▸ **Task to carry out**:
Look through the entries below and extract exactly the lines from the one containing "Emit a Python" through the one containing "import matplotlib.pyplot as plt", ends included.

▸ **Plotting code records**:
======

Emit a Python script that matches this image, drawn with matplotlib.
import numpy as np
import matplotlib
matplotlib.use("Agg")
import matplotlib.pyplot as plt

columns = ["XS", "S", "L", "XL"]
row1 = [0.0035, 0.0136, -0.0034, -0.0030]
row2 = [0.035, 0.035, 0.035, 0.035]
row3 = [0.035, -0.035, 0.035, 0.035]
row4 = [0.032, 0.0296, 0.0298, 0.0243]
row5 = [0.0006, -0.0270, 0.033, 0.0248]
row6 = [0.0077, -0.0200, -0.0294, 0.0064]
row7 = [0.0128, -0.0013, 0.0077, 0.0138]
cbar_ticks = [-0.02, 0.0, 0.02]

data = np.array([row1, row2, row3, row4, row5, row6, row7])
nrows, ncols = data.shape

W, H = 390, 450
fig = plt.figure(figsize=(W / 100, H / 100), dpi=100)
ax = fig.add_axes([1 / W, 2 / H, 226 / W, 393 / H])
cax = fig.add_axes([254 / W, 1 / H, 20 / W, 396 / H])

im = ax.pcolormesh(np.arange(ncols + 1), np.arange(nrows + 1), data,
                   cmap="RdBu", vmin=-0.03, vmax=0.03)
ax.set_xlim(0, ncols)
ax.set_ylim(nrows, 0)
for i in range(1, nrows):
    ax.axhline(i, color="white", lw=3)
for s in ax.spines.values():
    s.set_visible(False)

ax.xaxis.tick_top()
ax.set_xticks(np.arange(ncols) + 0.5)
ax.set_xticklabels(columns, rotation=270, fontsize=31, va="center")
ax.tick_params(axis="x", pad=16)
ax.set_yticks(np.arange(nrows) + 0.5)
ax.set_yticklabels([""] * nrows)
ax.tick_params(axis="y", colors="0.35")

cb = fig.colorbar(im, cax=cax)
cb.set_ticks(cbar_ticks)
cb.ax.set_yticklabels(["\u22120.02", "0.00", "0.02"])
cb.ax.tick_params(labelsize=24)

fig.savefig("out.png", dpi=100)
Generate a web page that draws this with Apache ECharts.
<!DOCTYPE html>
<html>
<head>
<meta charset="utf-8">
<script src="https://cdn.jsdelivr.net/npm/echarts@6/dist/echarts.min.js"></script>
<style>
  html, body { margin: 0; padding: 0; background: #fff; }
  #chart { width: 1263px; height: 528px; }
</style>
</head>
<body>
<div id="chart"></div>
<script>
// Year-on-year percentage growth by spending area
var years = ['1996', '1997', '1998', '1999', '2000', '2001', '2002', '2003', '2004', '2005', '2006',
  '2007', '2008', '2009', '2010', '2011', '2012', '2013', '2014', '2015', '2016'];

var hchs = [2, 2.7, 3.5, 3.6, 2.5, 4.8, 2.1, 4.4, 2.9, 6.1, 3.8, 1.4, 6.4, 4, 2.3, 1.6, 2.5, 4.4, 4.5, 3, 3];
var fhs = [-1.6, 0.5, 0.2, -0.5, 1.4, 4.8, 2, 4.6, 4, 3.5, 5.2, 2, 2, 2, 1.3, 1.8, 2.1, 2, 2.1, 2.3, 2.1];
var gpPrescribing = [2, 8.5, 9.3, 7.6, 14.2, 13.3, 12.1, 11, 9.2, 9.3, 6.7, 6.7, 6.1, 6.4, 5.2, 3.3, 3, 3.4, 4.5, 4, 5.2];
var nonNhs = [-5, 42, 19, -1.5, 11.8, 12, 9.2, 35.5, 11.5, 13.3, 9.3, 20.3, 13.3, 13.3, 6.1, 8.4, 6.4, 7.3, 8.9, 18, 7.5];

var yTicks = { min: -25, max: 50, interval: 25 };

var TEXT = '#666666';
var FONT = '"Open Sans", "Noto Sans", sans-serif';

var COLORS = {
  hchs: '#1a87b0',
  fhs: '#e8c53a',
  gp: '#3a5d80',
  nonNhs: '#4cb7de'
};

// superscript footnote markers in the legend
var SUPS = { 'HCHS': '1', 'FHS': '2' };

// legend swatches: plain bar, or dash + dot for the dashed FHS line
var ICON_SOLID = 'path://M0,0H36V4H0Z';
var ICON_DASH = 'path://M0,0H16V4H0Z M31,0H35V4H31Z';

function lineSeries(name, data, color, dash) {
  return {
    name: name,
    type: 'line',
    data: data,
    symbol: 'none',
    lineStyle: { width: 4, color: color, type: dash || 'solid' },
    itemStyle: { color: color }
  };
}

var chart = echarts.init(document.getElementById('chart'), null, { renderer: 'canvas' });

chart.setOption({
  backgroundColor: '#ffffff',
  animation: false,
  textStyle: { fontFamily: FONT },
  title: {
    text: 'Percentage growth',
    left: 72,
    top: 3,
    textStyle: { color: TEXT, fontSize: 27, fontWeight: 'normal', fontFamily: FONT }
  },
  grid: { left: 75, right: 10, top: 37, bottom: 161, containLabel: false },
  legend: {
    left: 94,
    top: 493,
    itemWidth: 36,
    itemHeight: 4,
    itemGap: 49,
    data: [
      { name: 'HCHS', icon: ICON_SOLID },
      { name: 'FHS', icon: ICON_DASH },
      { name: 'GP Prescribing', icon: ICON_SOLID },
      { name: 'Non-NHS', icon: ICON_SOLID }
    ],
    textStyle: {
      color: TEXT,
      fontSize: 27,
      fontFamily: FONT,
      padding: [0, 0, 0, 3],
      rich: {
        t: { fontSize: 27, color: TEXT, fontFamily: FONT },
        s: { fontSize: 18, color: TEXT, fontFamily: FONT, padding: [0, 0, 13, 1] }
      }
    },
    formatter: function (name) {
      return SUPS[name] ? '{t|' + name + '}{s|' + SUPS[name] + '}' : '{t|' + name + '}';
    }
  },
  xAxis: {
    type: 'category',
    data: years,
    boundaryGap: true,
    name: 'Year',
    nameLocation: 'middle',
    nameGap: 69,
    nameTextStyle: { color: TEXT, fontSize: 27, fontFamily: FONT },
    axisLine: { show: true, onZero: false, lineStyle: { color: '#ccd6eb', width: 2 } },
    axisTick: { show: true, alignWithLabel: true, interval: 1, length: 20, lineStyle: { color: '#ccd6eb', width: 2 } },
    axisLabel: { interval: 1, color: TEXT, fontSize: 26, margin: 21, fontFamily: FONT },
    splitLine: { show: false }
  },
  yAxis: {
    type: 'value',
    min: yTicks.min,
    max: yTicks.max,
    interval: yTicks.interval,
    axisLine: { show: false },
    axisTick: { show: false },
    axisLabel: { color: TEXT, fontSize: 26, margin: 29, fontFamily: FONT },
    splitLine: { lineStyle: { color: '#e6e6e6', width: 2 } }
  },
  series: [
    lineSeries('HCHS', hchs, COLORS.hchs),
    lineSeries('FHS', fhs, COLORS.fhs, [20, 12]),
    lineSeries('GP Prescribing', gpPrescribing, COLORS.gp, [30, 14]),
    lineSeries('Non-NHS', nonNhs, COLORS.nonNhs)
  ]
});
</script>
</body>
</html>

======

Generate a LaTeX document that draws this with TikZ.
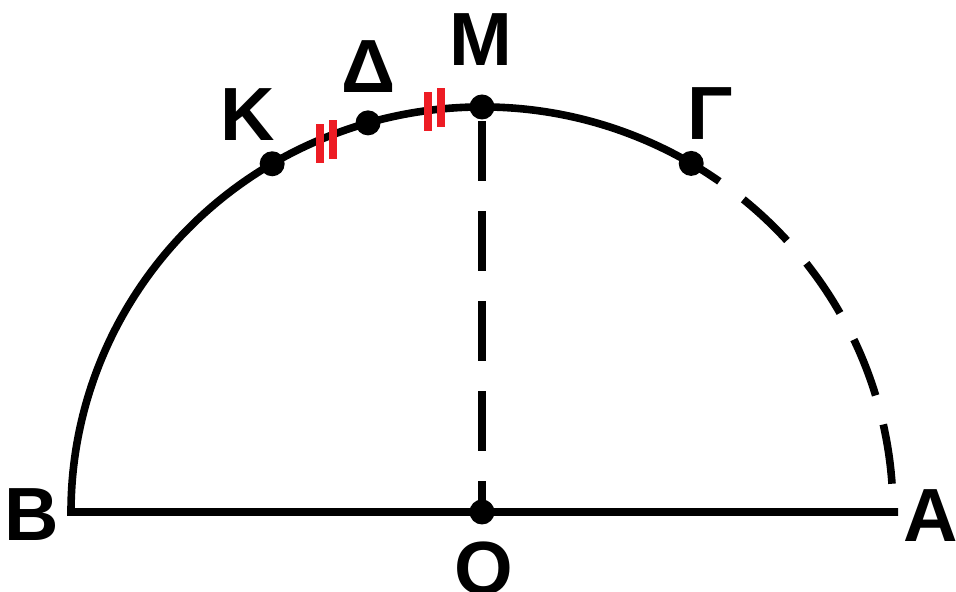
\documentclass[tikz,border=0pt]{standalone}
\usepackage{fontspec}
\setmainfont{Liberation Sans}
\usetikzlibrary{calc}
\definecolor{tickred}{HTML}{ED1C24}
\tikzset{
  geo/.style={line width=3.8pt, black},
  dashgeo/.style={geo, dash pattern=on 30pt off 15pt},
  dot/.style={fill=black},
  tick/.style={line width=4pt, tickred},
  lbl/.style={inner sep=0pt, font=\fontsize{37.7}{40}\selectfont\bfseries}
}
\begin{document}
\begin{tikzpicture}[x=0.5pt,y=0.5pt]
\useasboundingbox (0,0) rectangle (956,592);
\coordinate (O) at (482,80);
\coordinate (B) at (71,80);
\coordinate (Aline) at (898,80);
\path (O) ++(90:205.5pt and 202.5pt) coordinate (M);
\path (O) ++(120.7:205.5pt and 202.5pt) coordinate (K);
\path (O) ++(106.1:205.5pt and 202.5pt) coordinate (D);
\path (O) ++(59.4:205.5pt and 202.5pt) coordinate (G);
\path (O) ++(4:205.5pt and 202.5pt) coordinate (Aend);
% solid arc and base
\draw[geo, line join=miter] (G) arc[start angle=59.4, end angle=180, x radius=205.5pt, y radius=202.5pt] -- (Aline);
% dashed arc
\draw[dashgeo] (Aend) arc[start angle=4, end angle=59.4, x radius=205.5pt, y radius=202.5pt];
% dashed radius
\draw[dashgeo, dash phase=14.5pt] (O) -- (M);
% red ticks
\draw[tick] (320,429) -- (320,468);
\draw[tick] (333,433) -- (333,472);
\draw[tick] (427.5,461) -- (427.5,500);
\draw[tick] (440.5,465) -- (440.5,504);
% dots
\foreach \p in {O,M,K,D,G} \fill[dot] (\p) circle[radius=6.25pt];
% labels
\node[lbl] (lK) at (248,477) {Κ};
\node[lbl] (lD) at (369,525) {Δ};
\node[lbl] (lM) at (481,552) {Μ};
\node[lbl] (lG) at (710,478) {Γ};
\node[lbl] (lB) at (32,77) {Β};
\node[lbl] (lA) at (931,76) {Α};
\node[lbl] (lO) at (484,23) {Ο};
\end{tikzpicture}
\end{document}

======

▸ **Answer for the task**:
Emit a Python script that matches this image, drawn with matplotlib.
import numpy as np
import matplotlib
matplotlib.use("Agg")
import matplotlib.pyplot as plt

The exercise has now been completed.